В конце августа болезнь Алексея Максимыча настолько уже уступила, что его можно было перевезти на городскую квартиру; в одном лишь не мог он оправиться: к нему не возвращалась его прежняя веселость.
Чего только не делали, чтобы развлечь его! В день его рождения Катя и Соня сочинили живые картины, в которых явились в бумажных костюмах, ими же сочиненных и раскрашенных; в одной из этих картин приняла даже участие Маруся: стоя на табурете, прикрытом бумажным облаком, она изображала благодетельную волшебницу, кротко улыбающуюся Кате и Соне, одетым пастухом и пастушкой, между тем как Сережа, сидя за ширмами, брал в это время торжественные аккорды на фортепиано. В тот же вечер Маруся поднесла дедушке абажур с изображением Большого канала в Венеции во время карнавала; лупа, ряды освещенных окон, отражения в воде огоньков на гондолах, – все это, искусно выскобленное на бумаге и подкрашенное красной и желтой краской, придавало живость акварели, которая сама по себе была очень мило написана Марусей; но и подарок этот не достиг своей цели; дедушка, правда, долго не отрывал от него глаз, но, следя за выражением его лица, можно было думать, что подарок производил на него скорее даже грустное впечатление.

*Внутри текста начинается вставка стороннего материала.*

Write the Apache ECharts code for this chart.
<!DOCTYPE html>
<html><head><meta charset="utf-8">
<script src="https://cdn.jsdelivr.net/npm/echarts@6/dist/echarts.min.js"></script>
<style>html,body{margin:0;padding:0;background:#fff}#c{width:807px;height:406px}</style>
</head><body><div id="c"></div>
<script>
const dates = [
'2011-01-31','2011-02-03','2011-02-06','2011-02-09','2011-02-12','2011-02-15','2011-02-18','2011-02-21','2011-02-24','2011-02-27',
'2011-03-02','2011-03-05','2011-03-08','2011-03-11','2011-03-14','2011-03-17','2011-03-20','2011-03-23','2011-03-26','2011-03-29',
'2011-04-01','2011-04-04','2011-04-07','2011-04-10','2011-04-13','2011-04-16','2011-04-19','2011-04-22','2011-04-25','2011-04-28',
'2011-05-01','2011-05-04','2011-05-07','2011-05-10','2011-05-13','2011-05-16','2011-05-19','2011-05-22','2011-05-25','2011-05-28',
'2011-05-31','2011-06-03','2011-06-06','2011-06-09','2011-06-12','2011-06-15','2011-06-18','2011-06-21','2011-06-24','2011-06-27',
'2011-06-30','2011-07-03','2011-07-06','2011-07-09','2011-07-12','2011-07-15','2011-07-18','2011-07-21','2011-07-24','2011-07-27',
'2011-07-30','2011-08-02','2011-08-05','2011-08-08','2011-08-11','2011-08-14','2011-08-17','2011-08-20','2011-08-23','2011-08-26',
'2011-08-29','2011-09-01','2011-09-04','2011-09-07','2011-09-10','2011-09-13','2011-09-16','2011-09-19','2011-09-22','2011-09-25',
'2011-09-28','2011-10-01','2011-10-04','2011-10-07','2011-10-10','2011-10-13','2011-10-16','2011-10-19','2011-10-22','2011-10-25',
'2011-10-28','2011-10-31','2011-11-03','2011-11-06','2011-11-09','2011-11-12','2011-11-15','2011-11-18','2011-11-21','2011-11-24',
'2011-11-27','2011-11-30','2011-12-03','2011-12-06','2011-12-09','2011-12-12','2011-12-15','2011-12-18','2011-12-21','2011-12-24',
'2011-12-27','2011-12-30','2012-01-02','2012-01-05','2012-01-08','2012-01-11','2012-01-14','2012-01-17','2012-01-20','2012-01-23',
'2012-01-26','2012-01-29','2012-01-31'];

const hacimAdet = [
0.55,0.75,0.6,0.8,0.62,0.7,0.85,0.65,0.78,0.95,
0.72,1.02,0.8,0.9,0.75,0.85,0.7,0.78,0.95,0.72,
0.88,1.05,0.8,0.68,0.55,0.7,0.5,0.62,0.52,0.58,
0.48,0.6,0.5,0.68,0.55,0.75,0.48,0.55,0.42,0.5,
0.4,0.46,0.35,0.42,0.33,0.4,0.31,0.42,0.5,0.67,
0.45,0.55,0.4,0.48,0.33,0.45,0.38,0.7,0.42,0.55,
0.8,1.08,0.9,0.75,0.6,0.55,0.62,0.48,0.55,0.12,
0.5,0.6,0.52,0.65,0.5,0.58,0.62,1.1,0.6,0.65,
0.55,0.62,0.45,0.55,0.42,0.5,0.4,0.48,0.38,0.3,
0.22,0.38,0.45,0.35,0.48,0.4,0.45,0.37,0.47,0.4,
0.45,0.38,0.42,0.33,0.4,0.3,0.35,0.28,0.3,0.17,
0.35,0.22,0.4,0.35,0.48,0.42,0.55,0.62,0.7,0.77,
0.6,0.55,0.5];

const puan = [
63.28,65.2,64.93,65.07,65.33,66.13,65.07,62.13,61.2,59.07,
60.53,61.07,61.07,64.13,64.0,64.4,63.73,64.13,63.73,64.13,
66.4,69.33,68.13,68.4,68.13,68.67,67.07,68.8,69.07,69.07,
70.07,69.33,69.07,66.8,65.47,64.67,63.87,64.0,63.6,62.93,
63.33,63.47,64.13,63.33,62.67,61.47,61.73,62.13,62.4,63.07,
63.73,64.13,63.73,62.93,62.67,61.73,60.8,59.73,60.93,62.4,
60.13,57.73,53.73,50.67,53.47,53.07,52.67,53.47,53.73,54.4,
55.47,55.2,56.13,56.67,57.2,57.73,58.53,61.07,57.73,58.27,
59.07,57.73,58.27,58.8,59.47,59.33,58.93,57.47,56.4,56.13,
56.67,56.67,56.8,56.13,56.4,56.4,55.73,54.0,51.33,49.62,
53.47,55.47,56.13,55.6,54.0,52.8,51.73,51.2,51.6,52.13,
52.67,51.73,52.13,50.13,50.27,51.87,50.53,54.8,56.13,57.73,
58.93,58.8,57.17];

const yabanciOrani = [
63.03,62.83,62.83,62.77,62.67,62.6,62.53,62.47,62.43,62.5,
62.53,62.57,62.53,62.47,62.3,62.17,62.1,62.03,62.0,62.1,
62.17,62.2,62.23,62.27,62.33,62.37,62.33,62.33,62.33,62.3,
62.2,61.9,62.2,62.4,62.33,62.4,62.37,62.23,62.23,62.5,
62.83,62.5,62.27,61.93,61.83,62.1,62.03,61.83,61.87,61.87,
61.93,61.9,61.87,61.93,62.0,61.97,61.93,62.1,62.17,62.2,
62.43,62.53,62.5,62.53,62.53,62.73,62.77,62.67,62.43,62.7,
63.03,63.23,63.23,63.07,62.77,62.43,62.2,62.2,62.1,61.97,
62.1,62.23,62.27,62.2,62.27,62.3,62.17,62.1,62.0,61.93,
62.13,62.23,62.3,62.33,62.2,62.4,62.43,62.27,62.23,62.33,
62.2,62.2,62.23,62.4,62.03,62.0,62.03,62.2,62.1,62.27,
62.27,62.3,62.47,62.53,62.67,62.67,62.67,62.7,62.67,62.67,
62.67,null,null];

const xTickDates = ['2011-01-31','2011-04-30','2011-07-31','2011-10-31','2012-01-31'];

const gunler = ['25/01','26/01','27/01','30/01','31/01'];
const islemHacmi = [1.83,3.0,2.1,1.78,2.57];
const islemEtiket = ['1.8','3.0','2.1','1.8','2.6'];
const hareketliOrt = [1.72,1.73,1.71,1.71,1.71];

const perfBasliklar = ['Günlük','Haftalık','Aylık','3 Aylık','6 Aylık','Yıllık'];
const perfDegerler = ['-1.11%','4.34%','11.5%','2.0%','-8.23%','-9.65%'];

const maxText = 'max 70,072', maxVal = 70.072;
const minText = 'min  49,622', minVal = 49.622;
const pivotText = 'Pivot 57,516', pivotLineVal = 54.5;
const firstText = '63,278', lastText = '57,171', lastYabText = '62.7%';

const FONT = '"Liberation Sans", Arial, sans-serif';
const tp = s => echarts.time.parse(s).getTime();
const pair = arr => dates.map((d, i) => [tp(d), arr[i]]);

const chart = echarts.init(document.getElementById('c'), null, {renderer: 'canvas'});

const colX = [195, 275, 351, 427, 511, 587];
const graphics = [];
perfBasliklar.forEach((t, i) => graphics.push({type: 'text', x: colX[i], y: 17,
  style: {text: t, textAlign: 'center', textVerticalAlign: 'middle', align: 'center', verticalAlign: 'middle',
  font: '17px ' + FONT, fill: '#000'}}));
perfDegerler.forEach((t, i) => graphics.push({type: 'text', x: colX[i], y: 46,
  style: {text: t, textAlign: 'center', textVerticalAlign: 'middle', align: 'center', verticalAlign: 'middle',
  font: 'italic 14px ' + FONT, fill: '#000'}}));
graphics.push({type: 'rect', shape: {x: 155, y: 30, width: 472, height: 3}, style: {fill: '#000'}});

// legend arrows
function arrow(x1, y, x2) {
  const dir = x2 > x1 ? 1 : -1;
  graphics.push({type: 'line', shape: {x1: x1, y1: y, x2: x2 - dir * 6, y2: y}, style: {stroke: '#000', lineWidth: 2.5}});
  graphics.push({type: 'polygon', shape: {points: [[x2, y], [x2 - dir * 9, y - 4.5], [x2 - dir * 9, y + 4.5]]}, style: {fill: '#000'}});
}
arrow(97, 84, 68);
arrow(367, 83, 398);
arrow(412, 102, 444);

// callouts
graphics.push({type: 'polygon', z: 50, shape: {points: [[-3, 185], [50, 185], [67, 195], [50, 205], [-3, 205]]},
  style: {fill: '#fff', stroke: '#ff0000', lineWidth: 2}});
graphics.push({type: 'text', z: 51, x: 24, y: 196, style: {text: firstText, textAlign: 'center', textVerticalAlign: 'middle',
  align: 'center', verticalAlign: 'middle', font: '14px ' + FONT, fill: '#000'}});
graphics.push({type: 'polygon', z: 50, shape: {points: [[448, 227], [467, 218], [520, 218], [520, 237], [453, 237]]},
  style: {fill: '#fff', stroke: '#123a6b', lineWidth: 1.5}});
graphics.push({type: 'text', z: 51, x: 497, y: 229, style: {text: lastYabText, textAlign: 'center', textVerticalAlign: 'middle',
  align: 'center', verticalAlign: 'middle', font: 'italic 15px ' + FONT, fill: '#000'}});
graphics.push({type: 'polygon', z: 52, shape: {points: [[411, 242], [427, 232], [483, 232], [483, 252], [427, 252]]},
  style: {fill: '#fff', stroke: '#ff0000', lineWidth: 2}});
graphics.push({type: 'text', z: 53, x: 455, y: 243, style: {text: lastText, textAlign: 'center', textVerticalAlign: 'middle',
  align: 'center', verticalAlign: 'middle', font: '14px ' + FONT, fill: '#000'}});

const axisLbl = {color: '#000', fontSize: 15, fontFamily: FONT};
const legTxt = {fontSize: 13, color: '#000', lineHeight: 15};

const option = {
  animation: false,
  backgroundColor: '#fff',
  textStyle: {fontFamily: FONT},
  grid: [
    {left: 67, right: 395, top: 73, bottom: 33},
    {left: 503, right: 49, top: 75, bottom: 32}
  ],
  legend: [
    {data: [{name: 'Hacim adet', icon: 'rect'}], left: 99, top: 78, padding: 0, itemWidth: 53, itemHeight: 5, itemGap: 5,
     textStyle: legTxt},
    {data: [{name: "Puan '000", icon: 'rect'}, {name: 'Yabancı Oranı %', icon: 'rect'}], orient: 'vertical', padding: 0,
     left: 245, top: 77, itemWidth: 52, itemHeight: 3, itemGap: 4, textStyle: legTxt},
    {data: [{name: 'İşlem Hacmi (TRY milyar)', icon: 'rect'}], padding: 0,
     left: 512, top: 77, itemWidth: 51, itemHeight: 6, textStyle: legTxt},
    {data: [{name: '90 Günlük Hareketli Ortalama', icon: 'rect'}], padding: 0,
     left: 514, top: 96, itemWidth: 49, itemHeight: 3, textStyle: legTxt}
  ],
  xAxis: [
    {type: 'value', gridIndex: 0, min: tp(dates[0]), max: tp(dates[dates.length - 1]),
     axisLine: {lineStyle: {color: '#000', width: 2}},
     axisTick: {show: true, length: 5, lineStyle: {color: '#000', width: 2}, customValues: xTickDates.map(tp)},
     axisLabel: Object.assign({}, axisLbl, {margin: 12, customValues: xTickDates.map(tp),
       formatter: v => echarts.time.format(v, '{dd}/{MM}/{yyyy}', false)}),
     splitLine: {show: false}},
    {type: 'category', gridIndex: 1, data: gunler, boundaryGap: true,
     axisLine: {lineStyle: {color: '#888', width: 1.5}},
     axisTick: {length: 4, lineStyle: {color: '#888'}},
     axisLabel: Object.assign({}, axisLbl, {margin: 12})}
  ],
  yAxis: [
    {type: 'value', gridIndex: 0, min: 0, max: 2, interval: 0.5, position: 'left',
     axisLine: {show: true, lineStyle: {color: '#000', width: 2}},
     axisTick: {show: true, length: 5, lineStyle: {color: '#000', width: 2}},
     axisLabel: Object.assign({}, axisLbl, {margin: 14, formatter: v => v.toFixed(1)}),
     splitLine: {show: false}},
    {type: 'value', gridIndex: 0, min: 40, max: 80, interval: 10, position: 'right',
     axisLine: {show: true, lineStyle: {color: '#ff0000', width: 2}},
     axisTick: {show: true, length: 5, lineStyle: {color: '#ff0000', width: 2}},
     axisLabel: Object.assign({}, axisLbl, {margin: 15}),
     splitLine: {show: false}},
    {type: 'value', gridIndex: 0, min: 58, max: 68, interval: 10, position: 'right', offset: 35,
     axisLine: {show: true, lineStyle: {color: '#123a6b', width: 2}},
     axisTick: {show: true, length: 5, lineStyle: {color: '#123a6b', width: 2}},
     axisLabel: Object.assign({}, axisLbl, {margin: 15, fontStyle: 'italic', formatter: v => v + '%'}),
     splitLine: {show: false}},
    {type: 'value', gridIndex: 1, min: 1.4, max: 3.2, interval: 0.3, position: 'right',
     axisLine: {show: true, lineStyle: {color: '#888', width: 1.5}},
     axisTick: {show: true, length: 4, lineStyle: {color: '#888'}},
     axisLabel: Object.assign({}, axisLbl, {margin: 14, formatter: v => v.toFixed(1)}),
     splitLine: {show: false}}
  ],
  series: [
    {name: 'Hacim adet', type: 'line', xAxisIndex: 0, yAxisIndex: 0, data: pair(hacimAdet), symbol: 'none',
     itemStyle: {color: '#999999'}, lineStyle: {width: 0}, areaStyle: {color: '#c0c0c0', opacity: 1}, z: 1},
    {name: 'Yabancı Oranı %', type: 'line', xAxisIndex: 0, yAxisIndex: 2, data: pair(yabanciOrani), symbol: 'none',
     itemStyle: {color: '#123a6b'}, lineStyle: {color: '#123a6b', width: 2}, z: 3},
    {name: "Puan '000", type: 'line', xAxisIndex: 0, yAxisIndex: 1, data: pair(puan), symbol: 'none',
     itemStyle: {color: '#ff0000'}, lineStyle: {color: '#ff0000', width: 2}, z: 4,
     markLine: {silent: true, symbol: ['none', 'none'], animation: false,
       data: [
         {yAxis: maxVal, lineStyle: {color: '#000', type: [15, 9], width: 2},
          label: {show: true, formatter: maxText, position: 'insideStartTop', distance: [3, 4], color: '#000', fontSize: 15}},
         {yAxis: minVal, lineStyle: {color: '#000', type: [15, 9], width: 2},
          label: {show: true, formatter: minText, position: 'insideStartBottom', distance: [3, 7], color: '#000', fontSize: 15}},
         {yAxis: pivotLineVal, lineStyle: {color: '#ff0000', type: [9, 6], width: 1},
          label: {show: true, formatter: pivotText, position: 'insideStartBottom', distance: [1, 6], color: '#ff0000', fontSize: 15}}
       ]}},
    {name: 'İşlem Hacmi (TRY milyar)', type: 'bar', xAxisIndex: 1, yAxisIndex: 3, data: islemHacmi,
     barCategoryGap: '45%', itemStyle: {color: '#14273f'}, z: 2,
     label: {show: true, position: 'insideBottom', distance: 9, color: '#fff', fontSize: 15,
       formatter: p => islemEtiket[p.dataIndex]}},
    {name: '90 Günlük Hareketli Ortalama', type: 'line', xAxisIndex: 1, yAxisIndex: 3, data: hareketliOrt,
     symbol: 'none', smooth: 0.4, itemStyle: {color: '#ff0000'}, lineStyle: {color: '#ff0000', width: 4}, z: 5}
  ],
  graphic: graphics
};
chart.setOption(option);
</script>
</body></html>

Иногда Сережа выкладывал на большой стол к окну папку с рисунками Алексея Максимыча. Старик начинал их просматривать, вспоминал о чем-то, но на лице появлялась вскоре равнодушная усталость; он снова укладывать рисунки и закрывал папку, как бы говоря самому себе: «к чему все это?»
Заметная перемена его духа к лучшему произошла после того только, как Сережа, решившись, наконец, показать ему свою программу, привез ее на дон. Алексей Максимыч в первый раз оживился и напомнил в тот день прежнего дедушку.
И всем в этот день как будто стало веселее.
Постройка церкви, между тем, приближалась к концу.
– Слава Богу! говорил граф, улыбаясь своей приятной улыбкой всякий раз, как Иван Иваныч докладывал ему о новых успехах работы.
– Слава Богу, ваше сиятельство, повторял за ним Иван Иваныч, с выражением благочестия во взгляде.